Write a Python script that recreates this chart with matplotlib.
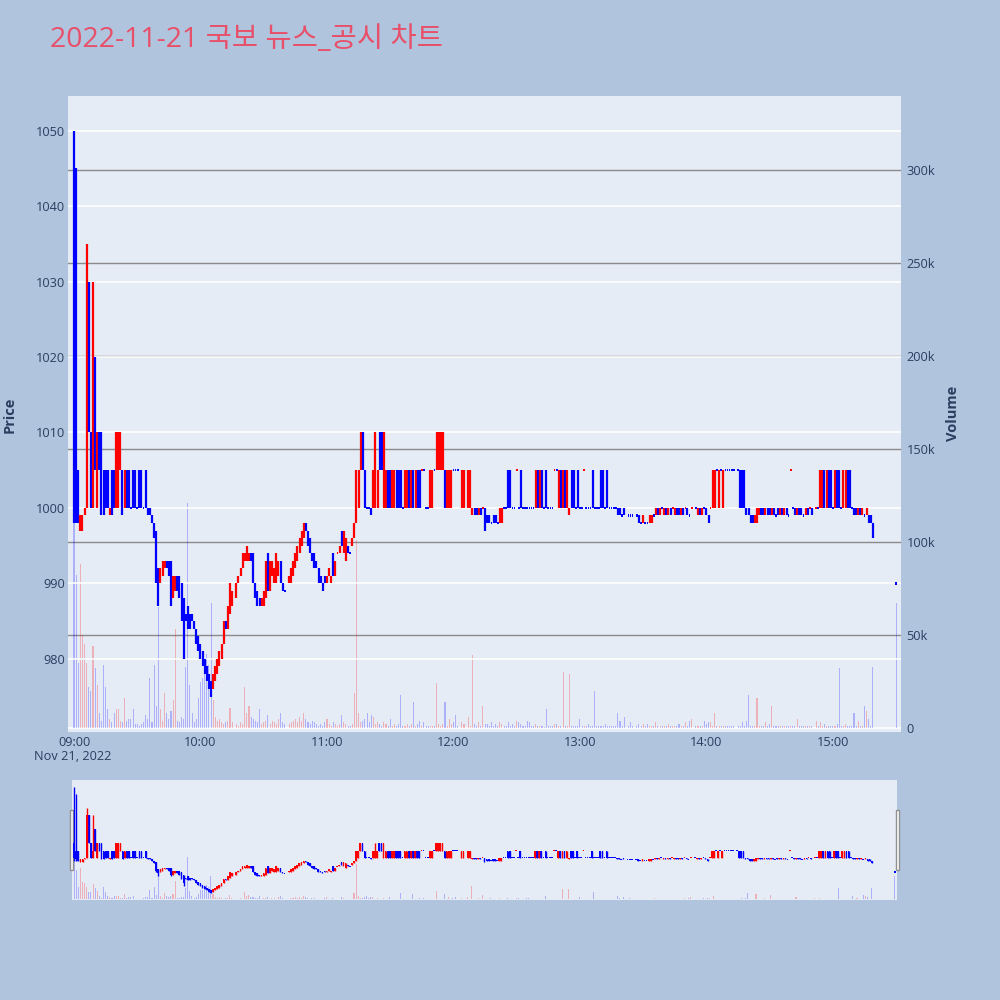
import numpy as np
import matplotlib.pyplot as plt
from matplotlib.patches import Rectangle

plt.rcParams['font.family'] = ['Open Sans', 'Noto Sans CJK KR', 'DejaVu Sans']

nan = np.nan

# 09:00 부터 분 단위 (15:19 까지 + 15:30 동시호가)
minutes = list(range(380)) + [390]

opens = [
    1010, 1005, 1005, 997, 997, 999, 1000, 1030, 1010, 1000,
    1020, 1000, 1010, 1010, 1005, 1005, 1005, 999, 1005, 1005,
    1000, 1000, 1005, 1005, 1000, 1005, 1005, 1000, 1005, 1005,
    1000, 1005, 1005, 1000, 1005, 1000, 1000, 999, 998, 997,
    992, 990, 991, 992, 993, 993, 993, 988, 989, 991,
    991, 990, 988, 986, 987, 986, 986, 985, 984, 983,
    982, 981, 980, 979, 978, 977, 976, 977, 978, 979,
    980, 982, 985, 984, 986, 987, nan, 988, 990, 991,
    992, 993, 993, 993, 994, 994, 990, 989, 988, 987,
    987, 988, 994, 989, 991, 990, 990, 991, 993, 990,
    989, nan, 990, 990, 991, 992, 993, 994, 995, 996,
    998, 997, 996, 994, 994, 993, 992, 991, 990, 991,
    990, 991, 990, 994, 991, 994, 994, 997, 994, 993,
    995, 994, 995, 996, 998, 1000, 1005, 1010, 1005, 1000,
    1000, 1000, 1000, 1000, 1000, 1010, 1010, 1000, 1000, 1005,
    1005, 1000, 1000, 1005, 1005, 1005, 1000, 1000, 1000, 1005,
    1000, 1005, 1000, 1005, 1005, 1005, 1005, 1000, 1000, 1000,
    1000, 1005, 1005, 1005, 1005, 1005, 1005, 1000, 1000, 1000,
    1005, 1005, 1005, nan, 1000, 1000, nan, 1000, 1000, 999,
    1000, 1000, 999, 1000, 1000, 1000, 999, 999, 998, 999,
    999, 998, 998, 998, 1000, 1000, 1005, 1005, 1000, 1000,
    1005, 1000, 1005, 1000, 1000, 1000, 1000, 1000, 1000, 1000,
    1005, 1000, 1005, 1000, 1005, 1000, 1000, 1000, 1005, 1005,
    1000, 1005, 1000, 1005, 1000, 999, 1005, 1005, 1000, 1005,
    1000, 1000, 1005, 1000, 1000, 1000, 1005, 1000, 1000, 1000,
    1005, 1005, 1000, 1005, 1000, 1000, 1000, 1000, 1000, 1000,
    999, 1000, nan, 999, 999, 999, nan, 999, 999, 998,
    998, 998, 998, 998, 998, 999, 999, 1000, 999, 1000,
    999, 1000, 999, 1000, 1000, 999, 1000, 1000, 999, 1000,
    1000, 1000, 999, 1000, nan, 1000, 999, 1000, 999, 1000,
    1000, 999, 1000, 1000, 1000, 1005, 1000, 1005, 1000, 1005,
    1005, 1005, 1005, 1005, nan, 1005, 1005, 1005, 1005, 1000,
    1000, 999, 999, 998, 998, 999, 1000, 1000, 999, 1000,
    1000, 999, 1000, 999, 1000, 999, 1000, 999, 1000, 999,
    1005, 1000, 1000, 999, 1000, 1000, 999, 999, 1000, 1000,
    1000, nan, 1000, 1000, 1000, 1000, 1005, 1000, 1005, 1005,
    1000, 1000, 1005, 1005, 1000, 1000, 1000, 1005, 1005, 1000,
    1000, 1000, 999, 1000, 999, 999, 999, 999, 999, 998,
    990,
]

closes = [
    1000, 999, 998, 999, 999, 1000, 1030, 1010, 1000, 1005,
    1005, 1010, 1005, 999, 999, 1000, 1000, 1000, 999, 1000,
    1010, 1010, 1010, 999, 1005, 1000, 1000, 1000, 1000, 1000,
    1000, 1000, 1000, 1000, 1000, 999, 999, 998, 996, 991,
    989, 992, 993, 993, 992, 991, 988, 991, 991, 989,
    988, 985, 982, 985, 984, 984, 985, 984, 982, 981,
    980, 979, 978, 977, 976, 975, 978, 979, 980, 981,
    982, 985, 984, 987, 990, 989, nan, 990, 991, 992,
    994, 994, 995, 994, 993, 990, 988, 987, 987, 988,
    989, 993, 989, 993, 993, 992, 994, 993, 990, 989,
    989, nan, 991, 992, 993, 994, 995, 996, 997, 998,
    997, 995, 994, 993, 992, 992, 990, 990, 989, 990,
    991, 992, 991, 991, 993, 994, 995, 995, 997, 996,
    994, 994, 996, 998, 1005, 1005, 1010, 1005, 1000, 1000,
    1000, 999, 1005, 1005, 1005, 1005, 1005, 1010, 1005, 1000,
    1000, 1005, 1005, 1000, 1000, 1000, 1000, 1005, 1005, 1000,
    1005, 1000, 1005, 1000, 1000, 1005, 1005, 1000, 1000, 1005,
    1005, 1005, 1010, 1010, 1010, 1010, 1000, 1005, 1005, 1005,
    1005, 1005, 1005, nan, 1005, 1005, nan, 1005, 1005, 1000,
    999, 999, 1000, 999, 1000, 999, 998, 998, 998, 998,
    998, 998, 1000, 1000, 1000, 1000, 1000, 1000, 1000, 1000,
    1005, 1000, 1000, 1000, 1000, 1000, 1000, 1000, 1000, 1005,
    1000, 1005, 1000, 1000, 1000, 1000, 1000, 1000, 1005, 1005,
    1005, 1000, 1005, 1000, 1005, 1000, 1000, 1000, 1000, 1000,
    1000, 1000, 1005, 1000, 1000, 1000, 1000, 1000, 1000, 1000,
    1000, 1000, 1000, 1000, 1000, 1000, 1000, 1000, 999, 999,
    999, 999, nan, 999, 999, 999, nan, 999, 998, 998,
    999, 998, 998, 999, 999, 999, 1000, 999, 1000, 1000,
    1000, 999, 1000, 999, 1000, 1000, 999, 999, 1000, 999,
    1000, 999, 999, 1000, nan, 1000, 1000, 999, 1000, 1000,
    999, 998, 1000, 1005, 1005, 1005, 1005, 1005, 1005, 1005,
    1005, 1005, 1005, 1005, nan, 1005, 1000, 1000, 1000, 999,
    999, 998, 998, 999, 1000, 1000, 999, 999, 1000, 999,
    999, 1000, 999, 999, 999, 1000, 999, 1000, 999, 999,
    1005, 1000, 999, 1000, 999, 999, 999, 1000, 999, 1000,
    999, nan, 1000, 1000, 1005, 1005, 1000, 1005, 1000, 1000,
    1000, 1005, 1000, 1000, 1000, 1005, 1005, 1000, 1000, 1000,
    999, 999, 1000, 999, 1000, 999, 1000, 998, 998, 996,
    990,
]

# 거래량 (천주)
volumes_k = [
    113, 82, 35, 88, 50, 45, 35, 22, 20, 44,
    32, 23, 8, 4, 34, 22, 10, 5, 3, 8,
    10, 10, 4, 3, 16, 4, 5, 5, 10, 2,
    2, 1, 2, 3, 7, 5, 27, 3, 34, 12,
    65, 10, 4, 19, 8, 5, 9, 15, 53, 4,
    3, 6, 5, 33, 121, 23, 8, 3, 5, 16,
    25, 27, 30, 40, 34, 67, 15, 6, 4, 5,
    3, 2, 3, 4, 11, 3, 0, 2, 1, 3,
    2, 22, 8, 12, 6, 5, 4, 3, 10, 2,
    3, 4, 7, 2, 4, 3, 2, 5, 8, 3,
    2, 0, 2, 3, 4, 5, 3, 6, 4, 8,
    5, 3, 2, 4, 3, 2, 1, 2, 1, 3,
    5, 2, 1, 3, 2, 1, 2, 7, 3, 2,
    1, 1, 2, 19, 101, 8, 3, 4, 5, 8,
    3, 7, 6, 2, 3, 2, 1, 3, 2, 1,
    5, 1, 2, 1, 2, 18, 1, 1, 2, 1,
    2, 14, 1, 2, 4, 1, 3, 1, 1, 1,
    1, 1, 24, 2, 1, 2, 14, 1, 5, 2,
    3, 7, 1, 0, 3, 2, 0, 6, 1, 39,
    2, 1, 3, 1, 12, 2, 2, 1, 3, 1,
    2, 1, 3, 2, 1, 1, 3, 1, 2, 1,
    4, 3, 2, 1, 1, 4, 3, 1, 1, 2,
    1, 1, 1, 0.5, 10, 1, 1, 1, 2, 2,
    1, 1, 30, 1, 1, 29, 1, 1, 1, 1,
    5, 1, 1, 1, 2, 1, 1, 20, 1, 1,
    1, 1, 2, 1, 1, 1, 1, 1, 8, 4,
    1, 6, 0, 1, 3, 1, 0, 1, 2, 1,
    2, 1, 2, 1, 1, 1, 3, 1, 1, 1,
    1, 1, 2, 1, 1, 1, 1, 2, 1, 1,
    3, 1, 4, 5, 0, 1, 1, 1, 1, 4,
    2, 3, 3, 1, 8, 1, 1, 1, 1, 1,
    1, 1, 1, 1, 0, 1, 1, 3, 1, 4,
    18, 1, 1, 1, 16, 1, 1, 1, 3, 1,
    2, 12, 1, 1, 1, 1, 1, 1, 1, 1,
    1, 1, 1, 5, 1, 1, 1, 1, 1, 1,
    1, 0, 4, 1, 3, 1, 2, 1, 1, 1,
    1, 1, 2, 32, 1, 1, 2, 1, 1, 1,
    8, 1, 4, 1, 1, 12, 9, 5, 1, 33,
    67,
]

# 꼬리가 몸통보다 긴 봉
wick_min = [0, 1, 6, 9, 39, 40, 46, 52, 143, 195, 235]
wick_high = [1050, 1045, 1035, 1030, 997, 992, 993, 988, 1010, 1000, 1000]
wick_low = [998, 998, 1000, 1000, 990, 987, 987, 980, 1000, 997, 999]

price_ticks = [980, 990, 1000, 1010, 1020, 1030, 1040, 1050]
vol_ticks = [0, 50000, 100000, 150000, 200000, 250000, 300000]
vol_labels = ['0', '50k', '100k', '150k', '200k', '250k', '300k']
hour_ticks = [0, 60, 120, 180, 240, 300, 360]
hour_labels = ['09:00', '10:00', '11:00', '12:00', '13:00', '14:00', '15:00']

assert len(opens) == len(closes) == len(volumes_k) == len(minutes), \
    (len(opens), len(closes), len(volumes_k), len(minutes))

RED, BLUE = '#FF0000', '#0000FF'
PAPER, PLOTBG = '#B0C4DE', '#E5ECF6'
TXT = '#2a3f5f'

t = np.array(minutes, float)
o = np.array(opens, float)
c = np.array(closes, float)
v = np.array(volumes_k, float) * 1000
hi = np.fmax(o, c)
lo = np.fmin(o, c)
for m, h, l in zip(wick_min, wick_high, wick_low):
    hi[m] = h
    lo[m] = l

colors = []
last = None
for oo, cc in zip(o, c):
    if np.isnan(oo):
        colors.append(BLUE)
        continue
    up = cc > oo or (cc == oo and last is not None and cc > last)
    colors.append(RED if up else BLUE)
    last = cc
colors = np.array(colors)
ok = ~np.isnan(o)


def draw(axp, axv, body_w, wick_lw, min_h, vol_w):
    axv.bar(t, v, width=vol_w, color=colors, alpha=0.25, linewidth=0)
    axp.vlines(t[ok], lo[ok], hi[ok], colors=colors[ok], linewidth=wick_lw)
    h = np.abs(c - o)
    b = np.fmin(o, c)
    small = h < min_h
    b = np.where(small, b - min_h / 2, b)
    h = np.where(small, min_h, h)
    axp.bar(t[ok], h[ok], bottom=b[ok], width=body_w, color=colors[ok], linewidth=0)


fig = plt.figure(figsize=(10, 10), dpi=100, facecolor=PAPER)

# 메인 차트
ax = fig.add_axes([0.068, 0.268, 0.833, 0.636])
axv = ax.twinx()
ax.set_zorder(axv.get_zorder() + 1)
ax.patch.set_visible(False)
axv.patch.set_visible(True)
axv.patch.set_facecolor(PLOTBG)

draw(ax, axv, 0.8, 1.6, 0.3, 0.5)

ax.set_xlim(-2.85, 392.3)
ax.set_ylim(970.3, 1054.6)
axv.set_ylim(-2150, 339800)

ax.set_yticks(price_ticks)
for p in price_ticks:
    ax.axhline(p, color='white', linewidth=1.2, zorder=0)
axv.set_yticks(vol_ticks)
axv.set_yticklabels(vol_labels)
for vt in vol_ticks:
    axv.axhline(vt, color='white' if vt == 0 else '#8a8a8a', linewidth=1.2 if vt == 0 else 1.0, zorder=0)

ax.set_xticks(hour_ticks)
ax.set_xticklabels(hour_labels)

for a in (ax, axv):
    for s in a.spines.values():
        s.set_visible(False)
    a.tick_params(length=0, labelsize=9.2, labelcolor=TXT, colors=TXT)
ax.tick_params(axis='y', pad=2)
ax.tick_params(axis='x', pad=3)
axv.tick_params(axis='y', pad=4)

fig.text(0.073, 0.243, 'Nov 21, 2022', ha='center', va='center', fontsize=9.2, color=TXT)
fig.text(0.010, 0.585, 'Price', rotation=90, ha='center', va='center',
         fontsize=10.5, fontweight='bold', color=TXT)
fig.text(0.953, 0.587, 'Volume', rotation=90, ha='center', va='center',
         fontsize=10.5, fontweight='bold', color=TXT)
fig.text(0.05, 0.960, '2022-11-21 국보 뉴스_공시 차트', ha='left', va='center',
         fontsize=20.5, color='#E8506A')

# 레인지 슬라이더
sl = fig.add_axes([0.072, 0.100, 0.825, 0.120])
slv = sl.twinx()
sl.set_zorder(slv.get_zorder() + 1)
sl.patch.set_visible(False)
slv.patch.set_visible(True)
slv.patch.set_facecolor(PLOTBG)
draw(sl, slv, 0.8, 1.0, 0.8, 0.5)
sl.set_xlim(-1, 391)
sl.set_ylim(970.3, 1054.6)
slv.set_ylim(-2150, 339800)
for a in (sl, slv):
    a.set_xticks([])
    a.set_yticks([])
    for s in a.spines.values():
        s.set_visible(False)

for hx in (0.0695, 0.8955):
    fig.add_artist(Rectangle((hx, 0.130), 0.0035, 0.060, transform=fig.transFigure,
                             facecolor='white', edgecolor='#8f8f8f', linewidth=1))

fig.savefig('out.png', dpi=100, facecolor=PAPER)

....

Only the lines from the top of the data through the line with "minutes = list(range(380)) + [390]" should be quoted, exactly and with both ends kept; skip the pictures.

*The completed task*:
Write a Python script that recreates this chart with matplotlib.
import numpy as np
import matplotlib.pyplot as plt
from matplotlib.patches import Rectangle

plt.rcParams['font.family'] = ['Open Sans', 'Noto Sans CJK KR', 'DejaVu Sans']

nan = np.nan

# 09:00 부터 분 단위 (15:19 까지 + 15:30 동시호가)
minutes = list(range(380)) + [390]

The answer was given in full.